I'm still scratching my head trying to figure out how it happened, unless I had a critical failure in reading the file names. However, the situation has now been rectified, and a picture of M4 has been reduced and added to the post in question.
Today's globular cluster is Omega Centauri, commonly called the most beautiful globular cluster in the night sky. You may have already seen it if you read my post yesterday before I fixed it, but I've re-reduced the picture and I like this version better. Omega Centauri is the brightest and largest cluster found orbiting the Milky Way, and the second largest in the Local Group of Galaxies (one of the clusters orbiting the Andromeda galaxy is larger).

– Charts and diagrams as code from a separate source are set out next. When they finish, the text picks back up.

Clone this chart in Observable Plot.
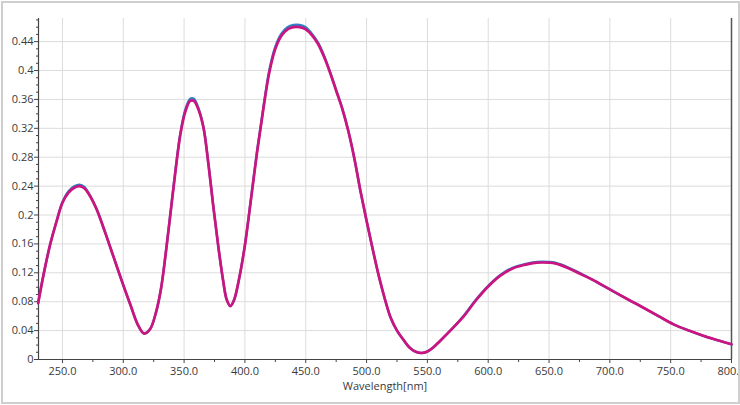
<!DOCTYPE html>
<html>
<head>
<meta charset="utf-8">
<script src="https://cdn.jsdelivr.net/npm/d3@7"></script>
<script src="https://cdn.jsdelivr.net/npm/@observablehq/plot@0.6"></script>
<style>
  html, body { margin: 0; padding: 0; background: #fff; }
  #wrap { position: relative; width: 740px; height: 405px; }
  #border { position: absolute; left: 1px; top: 1px; width: 735px; height: 399px; border: 2px solid #cfcfcf; pointer-events: none; }
</style>
</head>
<body>
<div id="wrap"><div id="border"></div></div>
<script>
// Wavelength samples (nm)
const wavelength = [230,235,240,245,250,255,260,264,268,272,278,285,292,300,306,312,317,322,327,331,335,339,343,347,351,355,358,362,366,370,374,378,382,385,388,391,395,400,405,410,415,420,425,430,435,440,445,450,455,460,465,470,475,480,485,490,495,500,505,510,515,520,525,530,535,540,545,550,555,560,570,580,590,600,610,620,630,640,650,655,665,675,685,700,715,725,740,752,765,780,790,800];
// Magenta series (front)
const seriesMagenta = [0.078,0.122,0.160,0.190,0.217,0.231,0.238,0.240,0.237,0.228,0.208,0.176,0.142,0.103,0.075,0.048,0.036,0.042,0.066,0.098,0.148,0.205,0.262,0.312,0.343,0.358,0.358,0.345,0.320,0.270,0.212,0.158,0.110,0.083,0.074,0.082,0.110,0.158,0.222,0.287,0.345,0.397,0.430,0.448,0.457,0.460,0.460,0.457,0.449,0.437,0.419,0.397,0.372,0.347,0.316,0.278,0.233,0.192,0.153,0.116,0.084,0.057,0.040,0.028,0.017,0.011,0.009,0.011,0.017,0.025,0.042,0.060,0.082,0.101,0.116,0.126,0.131,0.134,0.134,0.133,0.127,0.119,0.111,0.097,0.083,0.074,0.060,0.049,0.040,0.031,0.026,0.021];
// Blue series (behind)
const seriesBlue = [0.078,0.122,0.160,0.191,0.218,0.233,0.240,0.242,0.239,0.229,0.209,0.177,0.142,0.103,0.075,0.048,0.036,0.042,0.066,0.098,0.149,0.206,0.264,0.314,0.346,0.361,0.361,0.347,0.321,0.271,0.212,0.158,0.110,0.083,0.074,0.082,0.110,0.159,0.223,0.289,0.347,0.400,0.433,0.451,0.460,0.463,0.463,0.460,0.451,0.439,0.421,0.398,0.373,0.348,0.317,0.278,0.233,0.192,0.153,0.116,0.084,0.057,0.040,0.028,0.017,0.011,0.009,0.011,0.017,0.025,0.042,0.061,0.083,0.102,0.117,0.127,0.132,0.135,0.135,0.134,0.128,0.120,0.111,0.097,0.083,0.074,0.060,0.049,0.040,0.031,0.026,0.021];
// Ticks
const xTicks = [250,300,350,400,450,500,550,600,650,700,750,800];
const xMinorTicks = [275,325,375,425,475,525,575,625,675,725,775];
const yTicks = [0,0.04,0.08,0.12,0.16,0.2,0.24,0.28,0.32,0.36,0.4,0.44];
const yMinorTicks = [0.01,0.02,0.03,0.05,0.06,0.07,0.09,0.1,0.11,0.13,0.14,0.15,0.17,0.18,0.19,0.21,0.22,0.23,0.25,0.26,0.27,0.29,0.3,0.31,0.33,0.34,0.35,0.37,0.38,0.39,0.41,0.42,0.43,0.45,0.46,0.47];
const xLabel = "Wavelength[nm]";

const magenta = wavelength.map((w, i) => ({w, v: seriesMagenta[i]}));
const blue = wavelength.map((w, i) => ({w, v: seriesBlue[i]}));

const plot = Plot.plot({
  width: 740,
  height: 405,
  marginLeft: 38,
  marginRight: 9,
  marginTop: 18,
  marginBottom: 46,
  style: {fontFamily: "'Open Sans', sans-serif", fontSize: "11px", color: "#3a3a3a", background: "transparent"},
  x: {domain: [230.3, 800]},
  y: {domain: [0, 0.472]},
  marks: [
    Plot.ruleX(xTicks.filter(d => d < 800), {stroke: "#dcdcdc", strokeWidth: 1}),
    Plot.ruleY(yTicks.filter(d => d > 0), {stroke: "#dcdcdc", strokeWidth: 1}),
    Plot.axisX(xTicks, {tickSize: 4, tickPadding: 4, tickFormat: d3.format(".1f"), label: null, stroke: "#444", fill: "#3a3a3a"}),
    Plot.axisX(xMinorTicks, {tickSize: 3, tickFormat: () => "", label: null, stroke: "#444"}),
    Plot.axisY(yTicks, {tickSize: 4, tickPadding: 1, tickFormat: d => String(+d.toFixed(2)), label: null, stroke: "#444", fill: "#3a3a3a"}),
    Plot.axisY(yMinorTicks, {tickSize: 2, tickFormat: () => "", label: null, stroke: "#444"}),
    Plot.ruleY([0], {stroke: "#444", strokeWidth: 1.2}),
    Plot.ruleX([230.3], {stroke: "#444", strokeWidth: 1.2}),
    Plot.ruleX([800], {stroke: "#555", strokeWidth: 1.5}),
    Plot.line(blue, {x: "w", y: "v", stroke: "#2f7fc4", strokeWidth: 2.4, curve: "catmull-rom"}),
    Plot.line(magenta, {x: "w", y: "v", stroke: "#cc1480", strokeWidth: 2.7, curve: "catmull-rom"}),
    Plot.text([xLabel], {frameAnchor: "bottom", dy: 30, fill: "#3a3a3a", fontSize: 11})
  ]
});
document.getElementById("wrap").prepend(plot);
</script>
</body>
</html>
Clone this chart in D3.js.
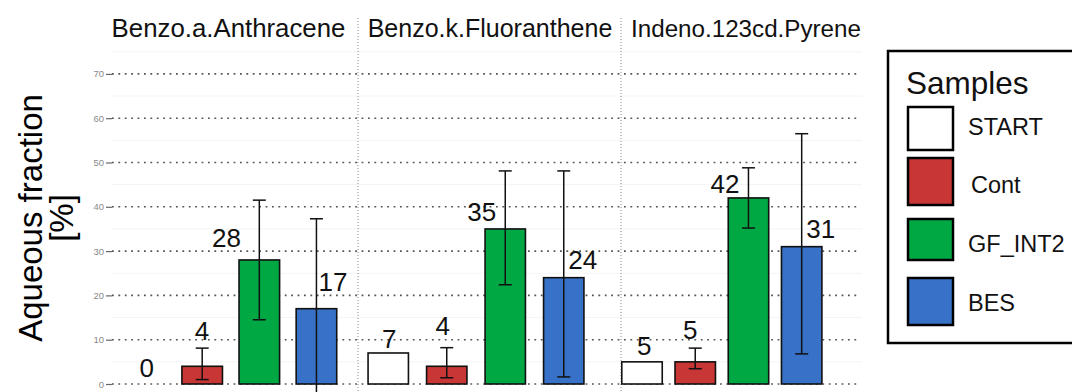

It is located a mere 15,800 light years from us (give a take a thousand light years or so), making it just about twice as far away as M4, which we looked at yesterday. However, if you compare the two pictures, you'll see that Omega Centauri looks a bit bigger; this is partly because it is bigger, being around 170 light years across compared to M4's 70. It has about the same apparent diameter on the sky, too, being about the size of the full moon (36.3 arcminutes). It is just bright enough to be faintly visible with the naked eye (I've seen it from Mauna Kea).
The fact that it appears star-like to the naked eye is actually responsible for its name. Back in 1603 a German astronomer by the name of Johann Bayer created a sky catalog called Uranometria in which he assigned Greek letters to the prominent stars of each constellation. Because of its star-like appearance Omega Centauri received a Greek letter like any other star. Though the fact that the letter it received comes at the end of the Greek alphabet shows that it wasn't considered very important, which makes sense, since it doesn't appear very bright in the sky.
|Omega Centauri in Centaurus. Click for larger image.|
Another interesting fact about Omega Centauri (and other globular clusters in general) is its high stellar density. Near the center stars are estimated to be packed so tightly that the mean distance between them is a mere 0.1 light year, or only around 6,300 Astronomical Units (the average distance between the Earth and the Sun, abbreviated AU). Even with that helpful comparison, that number may not mean much to you (it didn't even for an astronomy student like me), so I took the liberty of creating this helpful picture:
In the top half of the picture we see the Sun and its nearest neighbors Proxima Centauri and Alpha Centauri A and B (interestingly our nearest neighbors lie very close in the sky to Omega Centauri). In this picture, one light year is 100 pixels, so the closest star to our Sun, Proxima Centauri, is 424 pixels (4.24 light years) away, while Alpha and Beta are a little further at 4.37 light years. Note that the sizes of stars in the picture are vastly over-exaggerated for visibility; one pixel is 0.01 light years, or about 632 AU. For comparison, the orbit of Neptune is almost exactly 60 AU in diameter.
In the bottom half we have a representation of the stellar density of Omega Centauri. The stars arranged in the regular grid at the bottom left are 0.1 light year apart, but since I rapidly tired of placing them in regular grid rows 0.1 light year apart (an unrealistic arrangement in nature), the rest are placed at random and slightly less dense positions. Since the density decreases as you go out from the center, this gives a semi-realistic view of the center of the cluster.
Of course, at the scale represented in the picture Omega Centauri would be approximately 26 times as wide as the picture, so imagine a giant sphere of stars about 10 feet in diameter packed about as closely shown in the picture. That's a lot of stars.